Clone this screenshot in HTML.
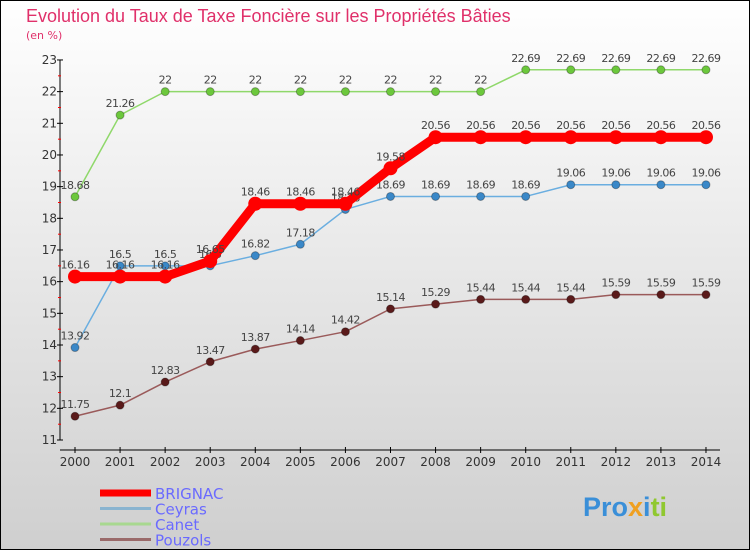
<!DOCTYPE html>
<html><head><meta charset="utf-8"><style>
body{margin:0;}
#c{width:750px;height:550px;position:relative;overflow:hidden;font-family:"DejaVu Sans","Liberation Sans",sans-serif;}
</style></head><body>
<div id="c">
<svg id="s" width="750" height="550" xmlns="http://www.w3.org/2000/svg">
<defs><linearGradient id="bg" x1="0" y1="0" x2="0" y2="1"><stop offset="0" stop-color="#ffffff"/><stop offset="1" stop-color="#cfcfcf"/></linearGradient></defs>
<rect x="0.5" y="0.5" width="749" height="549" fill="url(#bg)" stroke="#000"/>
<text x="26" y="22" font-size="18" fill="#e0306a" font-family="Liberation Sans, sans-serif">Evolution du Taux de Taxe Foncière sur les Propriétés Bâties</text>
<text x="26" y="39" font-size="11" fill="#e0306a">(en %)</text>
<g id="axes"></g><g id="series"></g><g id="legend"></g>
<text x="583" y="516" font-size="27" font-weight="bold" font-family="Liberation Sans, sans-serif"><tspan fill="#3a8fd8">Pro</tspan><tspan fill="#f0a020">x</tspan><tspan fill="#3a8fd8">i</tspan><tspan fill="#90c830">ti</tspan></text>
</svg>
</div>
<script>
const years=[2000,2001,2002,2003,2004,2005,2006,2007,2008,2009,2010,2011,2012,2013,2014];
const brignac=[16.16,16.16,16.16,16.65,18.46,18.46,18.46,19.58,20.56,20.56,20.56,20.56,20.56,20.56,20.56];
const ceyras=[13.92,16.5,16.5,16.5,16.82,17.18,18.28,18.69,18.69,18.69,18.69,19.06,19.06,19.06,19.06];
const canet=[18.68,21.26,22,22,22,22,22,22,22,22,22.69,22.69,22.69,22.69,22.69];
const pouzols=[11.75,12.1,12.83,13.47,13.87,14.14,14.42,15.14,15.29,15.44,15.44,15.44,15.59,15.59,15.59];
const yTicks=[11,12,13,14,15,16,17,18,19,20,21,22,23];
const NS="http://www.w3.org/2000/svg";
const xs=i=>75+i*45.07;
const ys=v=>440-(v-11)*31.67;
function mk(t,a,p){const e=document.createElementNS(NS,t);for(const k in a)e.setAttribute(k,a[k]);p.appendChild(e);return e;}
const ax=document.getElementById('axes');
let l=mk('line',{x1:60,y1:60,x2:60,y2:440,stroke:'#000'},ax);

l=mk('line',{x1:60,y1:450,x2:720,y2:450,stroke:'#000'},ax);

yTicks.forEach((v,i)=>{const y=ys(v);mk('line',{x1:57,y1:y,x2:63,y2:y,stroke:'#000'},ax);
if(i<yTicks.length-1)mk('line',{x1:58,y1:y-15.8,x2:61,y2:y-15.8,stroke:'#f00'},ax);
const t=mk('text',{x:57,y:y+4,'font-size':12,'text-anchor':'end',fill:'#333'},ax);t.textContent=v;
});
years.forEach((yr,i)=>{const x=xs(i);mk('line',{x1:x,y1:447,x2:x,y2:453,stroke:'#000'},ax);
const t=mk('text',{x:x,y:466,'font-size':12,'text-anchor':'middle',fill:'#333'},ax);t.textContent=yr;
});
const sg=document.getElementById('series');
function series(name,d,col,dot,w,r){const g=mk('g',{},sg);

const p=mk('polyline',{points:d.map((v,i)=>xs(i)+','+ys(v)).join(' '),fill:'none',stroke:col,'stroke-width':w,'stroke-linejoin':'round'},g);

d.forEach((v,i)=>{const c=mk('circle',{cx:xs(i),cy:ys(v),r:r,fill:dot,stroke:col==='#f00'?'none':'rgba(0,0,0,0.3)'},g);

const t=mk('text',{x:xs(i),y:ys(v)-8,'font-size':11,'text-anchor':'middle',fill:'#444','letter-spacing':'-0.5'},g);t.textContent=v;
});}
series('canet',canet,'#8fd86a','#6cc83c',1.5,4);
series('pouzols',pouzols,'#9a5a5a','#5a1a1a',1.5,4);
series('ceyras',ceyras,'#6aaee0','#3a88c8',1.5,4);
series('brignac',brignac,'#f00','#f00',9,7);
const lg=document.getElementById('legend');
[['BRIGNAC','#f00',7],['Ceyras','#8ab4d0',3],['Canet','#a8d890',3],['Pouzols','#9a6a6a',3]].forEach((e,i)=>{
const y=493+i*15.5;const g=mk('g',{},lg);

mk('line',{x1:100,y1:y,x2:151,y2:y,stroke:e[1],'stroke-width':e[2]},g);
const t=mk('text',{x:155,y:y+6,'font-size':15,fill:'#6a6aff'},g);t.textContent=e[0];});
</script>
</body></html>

========================================

WRITTEN EXERCISE -> Reproduce every line precisely as given, omitting all pictures.

RESPONSE TO THIS EXERCISE ->
Clone this screenshot in HTML.
<!DOCTYPE html>
<html><head><meta charset="utf-8"><style>
body{margin:0;}
#c{width:750px;height:550px;position:relative;overflow:hidden;font-family:"DejaVu Sans","Liberation Sans",sans-serif;}
</style></head><body>
<div id="c">
<svg id="s" width="750" height="550" xmlns="http://www.w3.org/2000/svg">
<defs><linearGradient id="bg" x1="0" y1="0" x2="0" y2="1"><stop offset="0" stop-color="#ffffff"/><stop offset="1" stop-color="#cfcfcf"/></linearGradient></defs>
<rect x="0.5" y="0.5" width="749" height="549" fill="url(#bg)" stroke="#000"/>
<text x="26" y="22" font-size="18" fill="#e0306a" font-family="Liberation Sans, sans-serif">Evolution du Taux de Taxe Foncière sur les Propriétés Bâties</text>
<text x="26" y="39" font-size="11" fill="#e0306a">(en %)</text>
<g id="axes"></g><g id="series"></g><g id="legend"></g>
<text x="583" y="516" font-size="27" font-weight="bold" font-family="Liberation Sans, sans-serif"><tspan fill="#3a8fd8">Pro</tspan><tspan fill="#f0a020">x</tspan><tspan fill="#3a8fd8">i</tspan><tspan fill="#90c830">ti</tspan></text>
</svg>
</div>
<script>
const years=[2000,2001,2002,2003,2004,2005,2006,2007,2008,2009,2010,2011,2012,2013,2014];
const brignac=[16.16,16.16,16.16,16.65,18.46,18.46,18.46,19.58,20.56,20.56,20.56,20.56,20.56,20.56,20.56];
const ceyras=[13.92,16.5,16.5,16.5,16.82,17.18,18.28,18.69,18.69,18.69,18.69,19.06,19.06,19.06,19.06];
const canet=[18.68,21.26,22,22,22,22,22,22,22,22,22.69,22.69,22.69,22.69,22.69];
const pouzols=[11.75,12.1,12.83,13.47,13.87,14.14,14.42,15.14,15.29,15.44,15.44,15.44,15.59,15.59,15.59];
const yTicks=[11,12,13,14,15,16,17,18,19,20,21,22,23];
const NS="http://www.w3.org/2000/svg";
const xs=i=>75+i*45.07;
const ys=v=>440-(v-11)*31.67;
function mk(t,a,p){const e=document.createElementNS(NS,t);for(const k in a)e.setAttribute(k,a[k]);p.appendChild(e);return e;}
const ax=document.getElementById('axes');
let l=mk('line',{x1:60,y1:60,x2:60,y2:440,stroke:'#000'},ax);

l=mk('line',{x1:60,y1:450,x2:720,y2:450,stroke:'#000'},ax);

yTicks.forEach((v,i)=>{const y=ys(v);mk('line',{x1:57,y1:y,x2:63,y2:y,stroke:'#000'},ax);
if(i<yTicks.length-1)mk('line',{x1:58,y1:y-15.8,x2:61,y2:y-15.8,stroke:'#f00'},ax);
const t=mk('text',{x:57,y:y+4,'font-size':12,'text-anchor':'end',fill:'#333'},ax);t.textContent=v;
});
years.forEach((yr,i)=>{const x=xs(i);mk('line',{x1:x,y1:447,x2:x,y2:453,stroke:'#000'},ax);
const t=mk('text',{x:x,y:466,'font-size':12,'text-anchor':'middle',fill:'#333'},ax);t.textContent=yr;
});
const sg=document.getElementById('series');
function series(name,d,col,dot,w,r){const g=mk('g',{},sg);

const p=mk('polyline',{points:d.map((v,i)=>xs(i)+','+ys(v)).join(' '),fill:'none',stroke:col,'stroke-width':w,'stroke-linejoin':'round'},g);

d.forEach((v,i)=>{const c=mk('circle',{cx:xs(i),cy:ys(v),r:r,fill:dot,stroke:col==='#f00'?'none':'rgba(0,0,0,0.3)'},g);

const t=mk('text',{x:xs(i),y:ys(v)-8,'font-size':11,'text-anchor':'middle',fill:'#444','letter-spacing':'-0.5'},g);t.textContent=v;
});}
series('canet',canet,'#8fd86a','#6cc83c',1.5,4);
series('pouzols',pouzols,'#9a5a5a','#5a1a1a',1.5,4);
series('ceyras',ceyras,'#6aaee0','#3a88c8',1.5,4);
series('brignac',brignac,'#f00','#f00',9,7);
const lg=document.getElementById('legend');
[['BRIGNAC','#f00',7],['Ceyras','#8ab4d0',3],['Canet','#a8d890',3],['Pouzols','#9a6a6a',3]].forEach((e,i)=>{
const y=493+i*15.5;const g=mk('g',{},lg);

mk('line',{x1:100,y1:y,x2:151,y2:y,stroke:e[1],'stroke-width':e[2]},g);
const t=mk('text',{x:155,y:y+6,'font-size':15,fill:'#6a6aff'},g);t.textContent=e[0];});
</script>
</body></html>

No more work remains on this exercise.